Au même titre que le nombre et la forme des lamelles du diaphragme, la formule optique et la correction des aberrations optiques influent directement sur le rendu des zones hors profondeur du champ. Ainsi, les objectifs à focale fixe produisent un bokeh plus harmonieux que ceux à focale variable, les objectifs standards et téléobjectifs des flous plus progressifs que les objectifs grand-angle. L’ajout d’une ou de plusieurs lentilles à surfaces asphériques introduit souvent un bokeh distrayant (nisen-bokeh) qui est pollué par des structures circulaires et des contours dédoublés. Si les objectifs modernes bénéficient d’une meilleure correction des aberrations optiques, ils ne sont pas pour autant mieux lotis pour ce qui est de la douceur des flous. Bien au contraire, la sous-correction de l’aberration sphérique de certains vieux « cailloux » contribue à améliorer le bokeh dans les zones situées à l’arrière du sujet. En revanche, une correction trop zélée de ce défaut est à éviter à tout prix, car elle donne lieu à une distribution du flou qui est plus nerveux à l’arrière-plan et plus doux au premier plan.
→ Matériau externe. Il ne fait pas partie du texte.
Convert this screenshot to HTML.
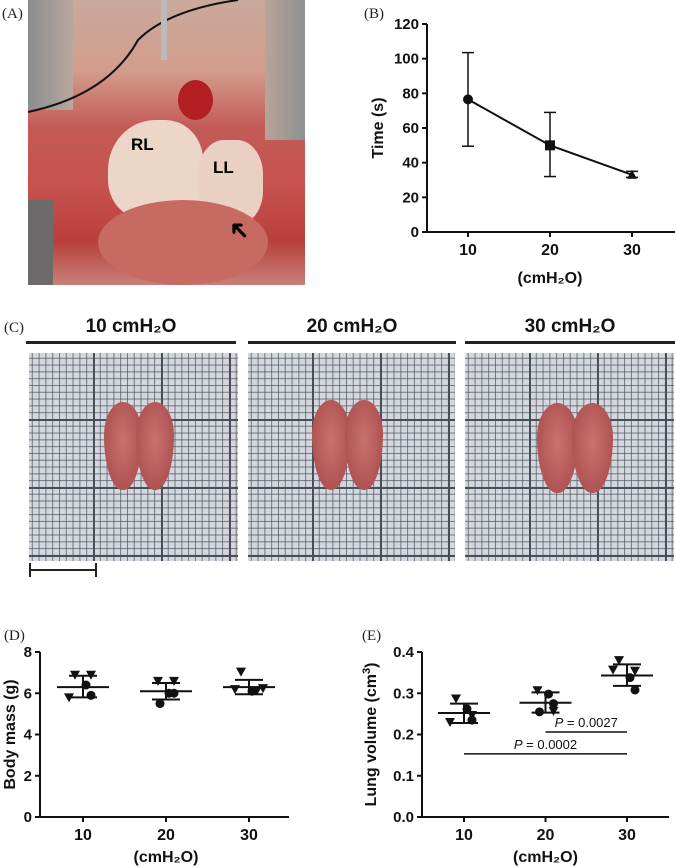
<!DOCTYPE html>
<html><head><meta charset="utf-8">
<style>
body{margin:0;width:676px;height:868px;background:#fff;position:relative;overflow:hidden;font-family:"Liberation Sans",sans-serif}
.lbl{position:absolute;font-family:"Liberation Serif",serif;font-size:15px;color:#222}
.grid{position:absolute;top:353px;height:208px;background-color:#d4d7de;
background-image:linear-gradient(#4a4e58 2px,transparent 2px),linear-gradient(90deg,#4a4e58 2px,transparent 2px),linear-gradient(rgba(80,84,95,.75) 1px,transparent 1px),linear-gradient(90deg,rgba(80,84,95,.75) 1px,transparent 1px);
background-size:68px 68px,68px 68px,6.8px 6.8px,6.8px 6.8px;background-position:-4px -2px}
.hdr{position:absolute;top:316px;font-weight:bold;font-size:19px;text-align:center;color:#111}
.hline{position:absolute;top:341px;height:3px;background:#222}
.lung{position:absolute}
.lobe{position:absolute;top:0;width:54%;height:100%;background:radial-gradient(ellipse at 50% 45%,#c97270,#b05352 70%,#93403f);border-radius:50% 50% 48% 48%/38% 38% 62% 62%}
.lobe.l{left:0}.lobe.r{right:0}
</style></head><body>
<div class="lbl" style="left:2px;top:6px">(A)</div>
<div style="position:absolute;left:28px;top:0;width:277px;height:285px;background:linear-gradient(180deg,#c9a99c 0%,#d39c8c 25%,#c25a55 45%,#c8524f 65%,#b8403c 85%,#c7817a 100%);overflow:hidden">
 <div style="position:absolute;left:0;top:0;width:45px;height:110px;background:linear-gradient(90deg,#8a8d8e,#b9a79d)"></div>
 <div style="position:absolute;right:0;top:0;width:40px;height:140px;background:linear-gradient(270deg,#8d9091,#b8a49a)"></div>
 <div style="position:absolute;left:0;top:200px;width:25px;height:85px;background:#6d6a6a"></div>
 <div style="position:absolute;left:80px;top:120px;width:95px;height:100px;background:#ecd6c8;border-radius:50% 40% 30% 40%"></div>
 <div style="position:absolute;left:170px;top:140px;width:65px;height:85px;background:#ead0c2;border-radius:40%"></div>
 <div style="position:absolute;left:70px;top:200px;width:170px;height:85px;background:#c66a62;border-radius:50%"></div>
 <div style="position:absolute;left:150px;top:80px;width:35px;height:40px;background:#b21e22;border-radius:50%"></div>
 <div style="position:absolute;left:103px;top:135px;font-weight:bold;font-size:17px">RL</div>
 <div style="position:absolute;left:185px;top:158px;font-weight:bold;font-size:17px">LL</div>
 <div style="position:absolute;left:200px;top:215px;font-size:26px;transform:rotate(-135deg)">➜</div>
 <svg width="277" height="285" style="position:absolute;left:0;top:0"><path d="M0 112 Q80 95 110 40 Q140 10 210 0" stroke="#111" stroke-width="2" fill="none"/><rect x="133" y="0" width="6" height="60" fill="#bbb"/></svg>
</div>

<div class="lbl" style="left:364px;top:6px">(B)</div>
<svg id="chartB" width="676" height="290" style="position:absolute;left:0;top:0"></svg>

<div class="lbl" style="left:4px;top:320px">(C)</div>
<div class="hdr" style="left:26px;width:210px">10 cmH₂O</div>
<div class="hdr" style="left:248px;width:208px">20 cmH₂O</div>
<div class="hdr" style="left:465px;width:210px">30 cmH₂O</div>
<div class="hline" style="left:26px;width:210px"></div>
<div class="hline" style="left:248px;width:208px"></div>
<div class="hline" style="left:465px;width:210px"></div>
<div class="grid" style="left:29px;width:209px"><div class="lung" style="left:75px;top:49px;width:70px;height:88px"><div class="lobe l"></div><div class="lobe r"></div></div></div>
<div class="grid" style="left:248px;width:207px"><div class="lung" style="left:64px;top:47px;width:71px;height:90px"><div class="lobe l"></div><div class="lobe r"></div></div></div>
<div class="grid" style="left:465px;width:209px"><div class="lung" style="left:72px;top:50px;width:76px;height:90px"><div class="lobe l"></div><div class="lobe r"></div></div></div>
<div style="position:absolute;left:29px;top:569px;width:68px;height:2px;background:#222"></div>
<div style="position:absolute;left:29px;top:563px;width:2px;height:14px;background:#222"></div>
<div style="position:absolute;left:95px;top:563px;width:2px;height:14px;background:#222"></div>

<div class="lbl" style="left:4px;top:628px">(D)</div>
<div class="lbl" style="left:362px;top:628px">(E)</div>
<svg id="chartDE" width="676" height="868" style="position:absolute;left:0;top:0"></svg>

<script>
// Panel B data
const bCats=[10,20,30];
const bMeans=[76.5,50,33];
const bLow=[49.5,32,31.5];
const bHigh=[103.5,69,35];
const bTicks=[0,20,40,60,80,100,120];
// Panel D data
const dCats=[10,20,30];
const dMeans=[6.3,6.1,6.3];
const dSdLow=[5.8,5.7,5.95];
const dSdHigh=[6.85,6.5,6.65];
const dTri=[[6.85,6.85,5.75],[6.55,6.55],[7.0,6.1,6.15,6.2]];
const dDot=[[6.4,5.9],[6.0,6.0,5.5],[6.1]];
const dTicks=[0,2,4,6,8];
// Panel E data
const eCats=[10,20,30];
const eMeans=[0.252,0.277,0.343];
const eSdLow=[0.228,0.253,0.318];
const eSdHigh=[0.275,0.302,0.37];
const eTri=[[0.285,0.245,0.228],[0.305,0.255],[0.378,0.352,0.355]];
const eDot=[[0.262,0.235],[0.298,0.275,0.255],[0.338,0.308]];
const eTicks=[0.0,0.1,0.2,0.3,0.4];
const ePvals=["P = 0.0027","P = 0.0002"];
const ePvalY=[0.206,0.153];
const ePvalFrom=[20,10];

const NS="http://www.w3.org/2000/svg";
function mk(svg,tag,attrs,name){const e=document.createElementNS(NS,tag);for(const k in attrs)e.setAttribute(k,attrs[k]);


svg.appendChild(e);return e;}
function txt(svg,x,y,s,opts,name){const t=mk(svg,'text',Object.assign({x:x,y:y,'font-family':'Liberation Sans, sans-serif','font-weight':'bold','font-size':15,fill:'#111'},opts||{}),name);t.textContent=s;return t;}

function axes(svg,cfg){
 const {x0,x1,yTop,yBot,vmax,cats,catX,ticks,fmt,ytitle,tOff,xtOff,fs}=cfg;
 const Y=v=>yBot-(v/vmax)*(yBot-yTop);
 mk(svg,'line',{x1:x0,y1:yTop,x2:x0,y2:yBot+1,stroke:'#111','stroke-width':2},'y-axis');
 mk(svg,'line',{x1:x0-1,y1:yBot,x2:x1,y2:yBot,stroke:'#111','stroke-width':2},'x-axis');
 ticks.forEach(t=>{mk(svg,'line',{x1:x0-5,y1:Y(t),x2:x0,y2:Y(t),stroke:'#111','stroke-width':2},'y-tick');
  txt(svg,x0-8,Y(t)+5,fmt(t),{'text-anchor':'end','font-size':fs},'y-tick-label');});
 cats.forEach(c=>{const x=catX(c);mk(svg,'line',{x1:x,y1:yBot,x2:x,y2:yBot+5,stroke:'#111','stroke-width':2},'x-tick');
  txt(svg,x,yBot+23,String(c),{'text-anchor':'middle','font-size':fs+1},'x-tick-label');});
 const mid=(catX(cats[0])+catX(cats[cats.length-1]))/2;
 txt(svg,mid,yBot+xtOff,'(cmH₂O)',{'text-anchor':'middle','font-size':fs+1},'x-axis-title');
 const ty=(yTop+yBot)/2;
 const tt=txt(svg,0,0,'',{'text-anchor':'middle','font-size':fs+1,transform:`translate(${x0-tOff},${ty}) rotate(-90)`},'y-axis-title');
 tt.innerHTML=ytitle;
 return Y;
}
function tri(svg,x,y,name){mk(svg,'path',{d:`M${x-5} ${y-5}L${x+5} ${y-5}L${x} ${y+4}Z`,fill:'#111'},name);}
function dot(svg,x,y,name){mk(svg,'circle',{cx:x,cy:y,r:4.5,fill:'#111'},name);}

// B
const sB=document.getElementById('chartB');
const bX=c=>468+(c-10)/10*82;
const YB=axes(sB,{x0:427,x1:675,yTop:24,yBot:232,vmax:120,cats:bCats,catX:bX,ticks:bTicks,fmt:t=>String(t),ytitle:'Time (s)',tOff:44,xtOff:51,fs:15});
mk(sB,'polyline',{points:bCats.map((c,i)=>bX(c)+','+YB(bMeans[i])).join(' '),fill:'none',stroke:'#111','stroke-width':2},'time-line');
bCats.forEach((c,i)=>{const x=bX(c);
 mk(sB,'line',{x1:x,y1:YB(bLow[i]),x2:x,y2:YB(bHigh[i]),stroke:'#111','stroke-width':1.5},'error-bar');
 [bLow[i],bHigh[i]].forEach(v=>mk(sB,'line',{x1:x-6,y1:YB(v),x2:x+6,y2:YB(v),stroke:'#111','stroke-width':1.5},'error-cap'));
 const y=YB(bMeans[i]);
 if(i==0)mk(sB,'circle',{cx:x,cy:y,r:5,fill:'#111'},'point-10');
 else if(i==1)mk(sB,'rect',{x:x-5,y:y-5,width:10,height:10,fill:'#111'},'point-20');
 else mk(sB,'path',{d:`M${x-5} ${y+4}L${x+5} ${y+4}L${x} ${y-5}Z`,fill:'#111'},'point-30');
});

// D & E
const sD=document.getElementById('chartDE');
function scatter(svg,cats,means,lo,hi,tris,dots,catX,Y,pre){
 cats.forEach((c,i)=>{const x=catX(c);
  mk(svg,'line',{x1:x-26,y1:Y(means[i]),x2:x+26,y2:Y(means[i]),stroke:'#111','stroke-width':2},pre+'-mean');
  mk(svg,'line',{x1:x,y1:Y(lo[i]),x2:x,y2:Y(hi[i]),stroke:'#111','stroke-width':2},pre+'-sd');
  [lo[i],hi[i]].forEach(v=>mk(svg,'line',{x1:x-14,y1:Y(v),x2:x+14,y2:Y(v),stroke:'#111','stroke-width':2},pre+'-sd-cap'));
  const offs=[-8,8,-14,14,0];
  tris[i].forEach((v,j)=>tri(svg,x+offs[j%5],Y(v),pre+'-triangle'));
  dots[i].forEach((v,j)=>dot(svg,x+[3,8,-6][j%3],Y(v),pre+'-dot'));
 });
}
const dX=c=>83+(c-10)/10*83;
const YD=axes(sD,{x0:40,x1:289,yTop:652,yBot:817,vmax:8,cats:dCats,catX:dX,ticks:dTicks,fmt:t=>String(t),ytitle:'Body mass (g)',tOff:25,xtOff:45,fs:15});
scatter(sD,dCats,dMeans,dSdLow,dSdHigh,dTri,dDot,dX,YD,'body-mass');

const eX=c=>464+(c-10)/10*81.5;
const YE=axes(sD,{x0:422,x1:669,yTop:652,yBot:817,vmax:0.4,cats:eCats,catX:eX,ticks:eTicks,fmt:t=>t.toFixed(1),ytitle:'Lung volume (cm<tspan baseline-shift="super" font-size="11">3</tspan>)',tOff:46,xtOff:45,fs:15});
scatter(sD,eCats,eMeans,eSdLow,eSdHigh,eTri,eDot,eX,YE,'lung-volume');
ePvals.forEach((p,i)=>{const y=YE(ePvalY[i]);const xa=eX(ePvalFrom[i]),xb=eX(30);
 mk(sD,'line',{x1:xa,y1:y,x2:xb,y2:y,stroke:'#111','stroke-width':1.5},'significance-line');
 const t=txt(sD,(xa+xb)/2,y-5,'',{'text-anchor':'middle','font-size':13,'font-weight':'normal'},'p-value-label');
 t.innerHTML='<tspan font-style="italic">P</tspan>'+p.slice(1);
});
</script>
</body></html>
Il arrive que le flou d’un objectif soit encensé par certains et voué aux gémonies par d’autres. Ce n’est guère étonnant, étant donné que certaines caractéristiques sont attribuables au sujet et non pas au matériel utilisé. La même optique peut donc se transformer tantôt en docteur Jekyll tantôt en M. Hyde, suivant le sujet et les conditions de prise de vue. Cela dit, un rendu trop particulier prête souvent à controverse – qu’on aime ou qu’on déteste les beignets, bulles de savon et tourbillons produits par certains objectifs vintage, il est certain qu’ils détournent le regard du sujet principal !
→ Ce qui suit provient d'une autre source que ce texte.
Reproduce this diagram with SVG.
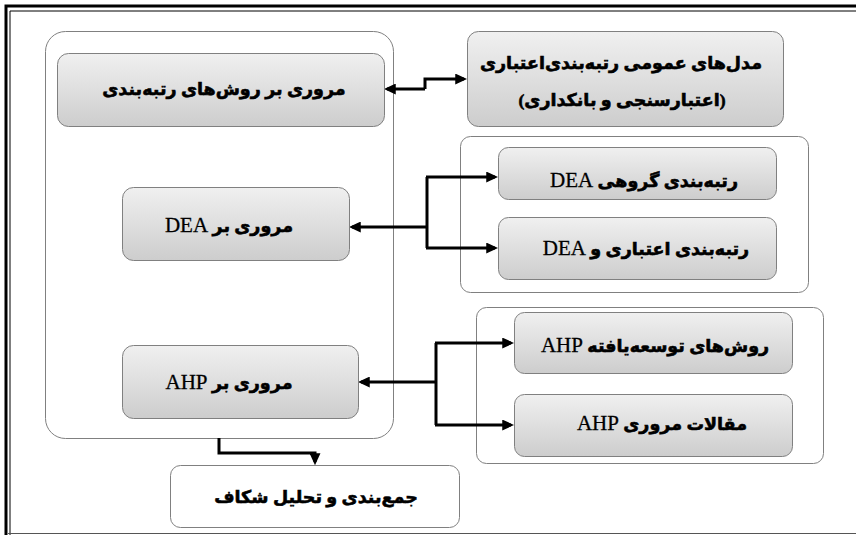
<svg xmlns="http://www.w3.org/2000/svg" width="856" height="535" viewBox="0 0 856 535">
<defs>
<linearGradient id="g" x1="0" y1="0" x2="0" y2="1">
<stop offset="0" stop-color="#f0f0f0"/>
<stop offset="1" stop-color="#cdcdcd"/>
</linearGradient>
<marker id="ah" markerUnits="userSpaceOnUse" markerWidth="12" markerHeight="11" refX="8" refY="5" orient="auto-start-reverse" viewBox="0 0 11 10">
<path d="M0,0 L11,5 L0,10 z" fill="#000"/>
</marker>
<style>
.box{fill:url(#g);stroke:#808080;stroke-width:1}
.wbox{fill:#fff;stroke:#808080;stroke-width:1}
.cont{fill:none;stroke:#808080;stroke-width:1}
.t{font-family:"Liberation Serif","DejaVu Sans",serif;font-weight:bold;font-size:17.5px;fill:#000;stroke:#000;stroke-width:0.6px;text-anchor:middle}
.l{font-size:21px;font-weight:normal;stroke-width:0.3px}
.c{fill:none;stroke:#000;stroke-width:3}
.a{marker-end:url(#ah)}
</style>
</defs>
<rect width="856" height="535" fill="#fff"/>
<g id="frame">
<path d="M856 6 H6 V535" fill="none" stroke="#000" stroke-width="3"/>
<path d="M856 11 H10 V535" fill="none" stroke="#000" stroke-width="1"/>
<line x1="8" y1="533.5" x2="856" y2="533.5" stroke="#555" stroke-width="1"/>
</g>
<g id="containers">
<rect class="cont" x="45.5" y="31.5" width="348" height="407" rx="20"/>
<rect class="cont" x="460.5" y="136.5" width="348" height="156" rx="10"/>
<rect class="cont" x="476.5" y="307.5" width="347" height="156" rx="10"/>
</g>
<g id="connectors">
<path class="c a" d="M425 89 H387"/>
<path class="c a" d="M425 89 V79 H464"/>
<path class="c a" d="M427 227 H352"/>
<path class="c" d="M427 177 V248"/>
<path class="c a" d="M426 177 H495"/>
<path class="c a" d="M426 248 H495"/>
<path class="c a" d="M436 382 H361"/>
<path class="c" d="M436 343 V425"/>
<path class="c a" d="M435 343 H511"/>
<path class="c a" d="M435 425 H511"/>
<path class="c a" d="M219 438 V453 H315 V462"/>
</g>
<g id="n1">
<rect class="box" x="57.5" y="53.5" width="327" height="73" rx="11"/>
<text class="t" x="224" y="95" direction="rtl">مروری بر روش‌های رتبه‌بندی</text>
</g>
<g id="n2">
<rect class="box" x="467.5" y="31.5" width="316" height="95" rx="11"/>
<text class="t" x="621" y="69" direction="rtl">مدل‌های عمومی رتبه‌بندی‌اعتباری</text>
<text class="t" x="622" y="106" direction="rtl">(اعتبارسنجی و بانکداری)</text>
</g>
<g id="n3">
<rect class="box" x="122.5" y="187.5" width="227" height="73" rx="11"/>
<text class="t" x="229" y="232" direction="rtl">مروری بر <tspan class="l">DEA</tspan></text>
</g>
<g id="n4">
<rect class="box" x="498.5" y="147.5" width="278" height="52" rx="10"/>
<text class="t" x="644" y="187" direction="rtl">رتبه‌بندی گروهی <tspan class="l">DEA</tspan></text>
</g>
<g id="n5">
<rect class="box" x="498.5" y="217.5" width="278" height="62" rx="10"/>
<text class="t" x="646" y="255" direction="rtl">رتبه‌بندی اعتباری و <tspan class="l">DEA</tspan></text>
</g>
<g id="n6">
<rect class="box" x="122.5" y="345.5" width="236" height="73" rx="11"/>
<text class="t" x="229" y="389" direction="rtl">مروری بر <tspan class="l">AHP</tspan></text>
</g>
<g id="n7">
<rect class="box" x="514.5" y="312.5" width="278" height="61" rx="10"/>
<text class="t" x="655" y="352" direction="rtl">روش‌های توسعه‌یافته <tspan class="l">AHP</tspan></text>
</g>
<g id="n8">
<rect class="box" x="514.5" y="394.5" width="278" height="62" rx="10"/>
<text class="t" x="662" y="430" direction="rtl">مقالات مروری <tspan class="l">AHP</tspan></text>
</g>
<g id="n9">
<rect class="wbox" x="170.5" y="465.5" width="289" height="62" rx="10"/>
<text class="t" x="316" y="503" direction="rtl">جمع‌بندی و تحلیل شکاف</text>
</g>
</svg>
Si votre objectif n’est pas particulièrement doué pour le bokeh (c’est le cas de la plupart des objectifs incorporés ou vendus en kit), vous pouvez en améliorer le rendu à postériori. C’est également la voie empruntée par la fonction Portrait des smartphones qui, faute de capteurs plus grands et d’objectifs plus lumineux, peinent à détacher le sujet d’un arrière-plan flou. Pour simuler le bokeh dans un logiciel, on pourrait simplement appliquer un filtre de type Flou gaussien et doser son effet à l’aide d’un masque gradué. Si vous voulez rendre juste aux cercles de confusion (le filtre gaussien les supprime sans crier gare), vous pouvez utiliser les outils du Filtre Galerie d’effets de flou de Photoshop, ou, pour davantage d’efficacité et rapidité, les modules externes Topaz Lens Effects, ON1 Focal Point (dans ON1 Effects) ou Alien Skin Bokeh (dans Alien Skin Exposure). Si ce dernier produit l’effet le plus crédible, nous sommes encore assez loin du rendu généré à la prise de vue. Quoi qu’il en soit, donnez la priorité au sujet et la composition et non pas au bokeh – même avec un objectif ultra lumineux, il est donc souvent plus avantageux de fermer l’ouverture de quelques crans. 
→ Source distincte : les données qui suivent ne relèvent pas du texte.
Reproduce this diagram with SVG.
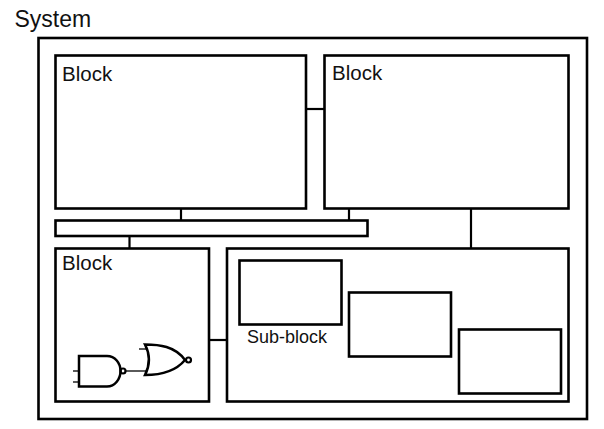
<svg xmlns="http://www.w3.org/2000/svg" width="604" height="429" viewBox="0 0 604 429">
<style>
rect.box{fill:none;stroke:#000;stroke-width:2.600}
line.wire{stroke:#000;stroke-width:2.200}
.gate path{fill:none;stroke:#000;stroke-width:2.500}
.gate circle{fill:none;stroke:#000;stroke-width:2.200}
.pin{stroke:#000;stroke-width:1.300}
text{font-family:"Liberation Sans",Arial,sans-serif;fill:#111}
</style>
<rect width="604" height="429" fill="#fff"/>
<g id="system">
<rect class="box" x="38.500" y="38" width="548.500" height="381"/>
<text x="14.500" y="26.500" font-size="23">System</text>
</g>
<g id="connectors">
<line class="wire" x1="306" y1="109" x2="325" y2="109"/>
<line class="wire" x1="181" y1="208" x2="181" y2="220"/>
<line class="wire" x1="349" y1="208" x2="349" y2="220"/>
<line class="wire" x1="129.500" y1="236" x2="129.500" y2="248"/>
<line class="wire" x1="471" y1="208" x2="471" y2="248"/>
<line class="wire" x1="209" y1="340" x2="227" y2="340"/>
</g>
<g id="block-top-left">
<rect class="box" x="55.500" y="55.500" width="250.500" height="153"/>
<text x="62" y="81" font-size="20.500">Block</text>
</g>
<g id="block-top-right">
<rect class="box" x="324.500" y="55.500" width="244" height="153"/>
<text x="332" y="80" font-size="20.500">Block</text>
</g>
<g id="bus">
<rect class="box" x="55.500" y="220.500" width="312" height="15.500"/>
</g>
<g id="block-bottom-left">
<rect class="box" x="55.500" y="248.500" width="153.500" height="153"/>
<text x="62" y="270" font-size="20.500">Block</text>
</g>
<g id="gates" class="gate">
<line class="pin" x1="73" y1="371" x2="79" y2="371"/>
<line class="pin" x1="73" y1="382" x2="79" y2="382"/>
<line class="pin" x1="139" y1="349" x2="146" y2="349"/>
<path d="M79 356H107C115 356 120.500 363 120.500 371C120.500 379 115 386.500 107 386.500H79Z"/>
<circle cx="123" cy="371" r="2.500"/>
<line class="pin" x1="125" y1="371" x2="146" y2="371"/>
<path d="M145 344.500C159 344.500 175 346 185 360C175 372 159 375 145 375C150 365 150 354 145 344.500Z"/>
<circle cx="188.500" cy="360" r="2.500"/>
</g>
<g id="block-bottom-right">
<rect class="box" x="227" y="248.500" width="341.500" height="153"/>
</g>
<g id="sub-block-1">
<rect class="box" x="239.500" y="260.500" width="102" height="64"/>
<text x="247" y="343" font-size="18">Sub-block</text>
</g>
<g id="sub-block-2">
<rect class="box" x="349" y="292.500" width="102" height="64"/>
</g>
<g id="sub-block-3">
<rect class="box" x="459" y="329.500" width="102" height="64"/>
</g>
</svg>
Peut-on faire revivre toute une série d’objectifs vintage ? Oui, si les optiques en question se distinguent en premier lieu par leurs défauts (des aberrations optiques à l’origine d’un bokeh inimitable). La preuve par le formidable succès des objectifs Meyer-Optik Görlitz que certains photographes s’arrachent comme des petits pains, au point de préfinancer leur production.